I am solar-powered. Dawn’s first glow draws me out of bed. I’ll run tirelessly while our central star traverses the sky, but my energy lowers with the light. Once darkness falls, my body goes into rest mode. It’s a physiological response I’ve never been able to reprogram (a brief stint on nightshift made me so physically ill that I had to stop). As such, I rarely spot nocturnal wildlife unless it lands on my porch. This does occasionally happen—gorgeous grey tree frogs clinging to the back window, or geckering foxes that woke us on summer nights when we lived in the mid-Atlantic region—but I’ve had few opportunities to meet Australia’s night creatures.
Until friends sent me video of a tiny white owl bouncing on a branch, a fluffy mote beside the streetlight. They’d discovered a family of southern boobooks nesting in their neighborhood. I can’t imagine a more delightful name for Australia’s smallest owl. Boo! evokes startled eyes, and book echoes the bird’s folkloric association with wisdom. Eagerness to see a new bird overcame my evening inertia. I dragged my lawfully wedded mosquito magnet to the site at dusk. Our friends happened by on their evening walk just as we parked the car, and pointed out the exact tree. I squinted into the dense conifer branches, but no avian shapes appeared. Insectoid chirps drifted from the jade shadows.
“That’s the chicks!” Our friends told us excitedly (they are also bird nerds). I walked right up to the trunk, long grass tickling my ankles, and craned my neck to the canopy.
Five birds, two adults and three juveniles, were just waking up. The fledglings still wore fluffy white down. Our presence didn’t disturb them at all. Instead, they seemed curious. They peered through the branches, bobbing their heads in comically bouncy circles, and tilting their faces almost vertical to study the strange featherless creature below. From a distance they looked like cartoon spacemen, with flat faces and lightless ocular pits where the eyes should be. But a closer look revealed sweet, fuzzy expressions. Golden irises shone in the gloaming. The boobooks gamboled around the branches. They seemed to gain energy in inverse proportion to the dimming light.

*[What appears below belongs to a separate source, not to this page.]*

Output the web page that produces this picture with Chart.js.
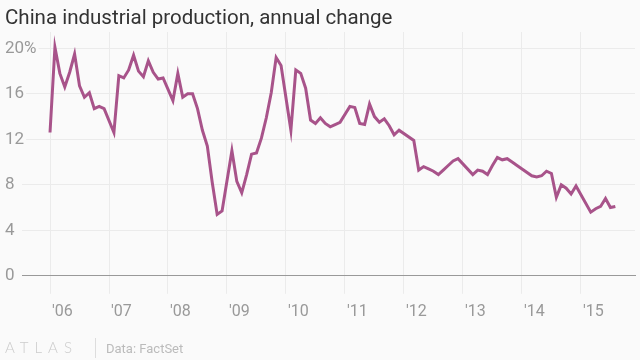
<!DOCTYPE html>
<html>
<head>
<meta charset="utf-8">
<script src="https://cdn.jsdelivr.net/npm/chart.js@4"></script>
<style>
  html, body { margin: 0; padding: 0; background: #fafafa; }
  #wrap { width: 640px; height: 360px; position: relative; }
</style>
</head>
<body>
<div id="wrap"><canvas id="c" width="640" height="360"></canvas></div>
<script>
// China industrial production, year-on-year % change, monthly (null = no separate January / Jan-Feb reading)
const ip2006 = [12.6, 20.1, 17.8, 16.6, 17.9, 19.5, 16.7, 15.7, 16.1, 14.7, 14.9, 14.7];
const ip2007 = [null, 12.6, 17.6, 17.4, 18.1, 19.4, 18.0, 17.5, 18.9, 17.9, 17.3, 17.4];
const ip2008 = [null, 15.4, 17.8, 15.7, 16.0, 16.0, 14.7, 12.8, 11.4, 8.2, 5.4, 5.7];
const ip2009 = [null, 11.0, 8.3, 7.3, 8.9, 10.7, 10.8, 12.1, 13.9, 16.1, 19.2, 18.5];
const ip2010 = [null, 12.8, 18.1, 17.8, 16.5, 13.7, 13.4, 13.9, 13.4, 13.1, 13.3, 13.5];
const ip2011 = [null, 14.9, 14.8, 13.4, 13.3, 15.1, 14.0, 13.5, 13.8, 13.2, 12.4, 12.8];
const ip2012 = [null, null, 11.9, 9.3, 9.6, 9.4, 9.2, 8.9, 9.3, 9.7, 10.1, 10.3];
const ip2013 = [null, null, 8.9, 9.3, 9.2, 8.9, 9.7, 10.4, 10.2, 10.3, 10.0, 9.7];
const ip2014 = [null, null, 8.8, 8.7, 8.8, 9.2, 9.0, 6.9, 8.0, 7.7, 7.2, 7.9];
const ip2015 = [null, null, 5.6, 5.9, 6.1, 6.8, 6.0, 6.1];

const yearTickLabels = ["'06", "'07", "'08", "'09", "'10", "'11", "'12", "'13", "'14", "'15"];
const yTickValues = [0, 4, 8, 12, 16, 20];
const yTickLabels = ['0', '4', '8', '12', '16', '20%'];

const allValues = [].concat(ip2006, ip2007, ip2008, ip2009, ip2010, ip2011, ip2012, ip2013, ip2014, ip2015);
const points = allValues.map((v, i) => ({ x: i, y: v })); // x = months since Jan 2006

const textPlugin = {
  id: 'texts',
  afterDraw(chart) {
    const ctx = chart.ctx;
    ctx.save();
    ctx.fillStyle = '#333333';
    ctx.font = '20.5px Roboto';
    ctx.textBaseline = 'alphabetic';
    ctx.textAlign = 'left';
    ctx.fillText('China industrial production, annual change', 5, 24);
    ctx.fillStyle = '#cccccc';
    ctx.font = '300 15px Lato';
    if ('letterSpacing' in ctx) ctx.letterSpacing = '6px';
    ctx.fillText('ATLAS', 5, 353);
    if ('letterSpacing' in ctx) ctx.letterSpacing = '0px';
    ctx.strokeStyle = '#dddddd';
    ctx.lineWidth = 1;
    ctx.beginPath();
    ctx.moveTo(95.5, 338);
    ctx.lineTo(95.5, 358);
    ctx.stroke();
    ctx.fillStyle = '#bbbbbb';
    ctx.font = '13px Roboto';
    ctx.fillText('Data: FactSet', 106, 353);
    ctx.restore();
  }
};

new Chart(document.getElementById('c'), {
  type: 'line',
  data: {
    datasets: [{
      data: points,
      borderColor: '#a8538a',
      borderWidth: 3,
      pointRadius: 0,
      tension: 0,
      spanGaps: true,
      fill: false
    }]
  },
  options: {
    responsive: false,
    animation: false,
    events: [],
    layout: { padding: { left: 22, right: 5, top: 32, bottom: 29 } },
    plugins: { legend: { display: false }, tooltip: { enabled: false }, title: { display: false } },
    scales: {
      x: {
        type: 'linear',
        min: -5.7,
        max: 119,
        afterBuildTicks(scale) {
          scale.ticks = yearTickLabels.map((_, i) => ({ value: i * 12 }));
        },
        grid: { color: '#ebebeb', lineWidth: 1, tickLength: 18, drawTicks: true },
        border: { display: true, color: '#999999', width: 1 },
        ticks: {
          autoSkip: false,
          maxRotation: 0,
          align: 'start',
          labelOffset: 2,
          padding: 9,
          color: '#999999',
          font: { family: 'Roboto', size: 16 },
          callback: (v, i) => yearTickLabels[i]
        }
      },
      y: {
        min: 0,
        max: 21.44,
        afterBuildTicks(scale) {
          scale.ticks = yTickValues.map(v => ({ value: v }));
        },
        afterFit(scale) { scale.width = 0; },
        grid: { color: '#ebebeb', lineWidth: 1, drawTicks: false, tickLength: 0 },
        border: { display: false },
        ticks: {
          mirror: true,
          crossAlign: 'near',
          padding: -17,
          color: '#999999',
          font: { family: 'Roboto', size: 17 },
          showLabelBackdrop: true,
          backdropColor: '#fafafa',
          backdropPadding: { top: 0, bottom: 0, left: 0, right: 2 },
          callback: (v, i) => yTickLabels[i]
        }
      }
    }
  },
  plugins: [textPlugin]
});
</script>
</body>
</html>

At last they took off for a tree across the street, and my Laddie took off for the car, swatting at his arms. Darkness swallowed the suburb, and my camera—already pushing ISO limits to the grainy limits of digital imagery—captured only smudges. But the owls’ day was just dawning. The kids clustered together while mom and dad brought food: probably a rodent, judging from the silhouette I glimpsed before an eager little beak bolted it down. Breakfast finished, they moved to a large snag in the next yard. The fledglings flapped awkwardly to find their balance. A full moon rose behind them, highlighting their spooky outlines before it slipped behind the clouds. Scents of coming rain spiced the air. The owl family gathered on a utility pole, then melted into the night for a hunting lesson.
I strained my vision for every last flicker of flight. Prickles ran down my arms. It might have been only the incoming storm’s electrical charge, or something more primal. I’ve only seen wild owls a few times in my life, just wisps of wings in the woods. This intimate encounter felt like touching another dimension, more marvelously alien than any science fiction world I’ve invented.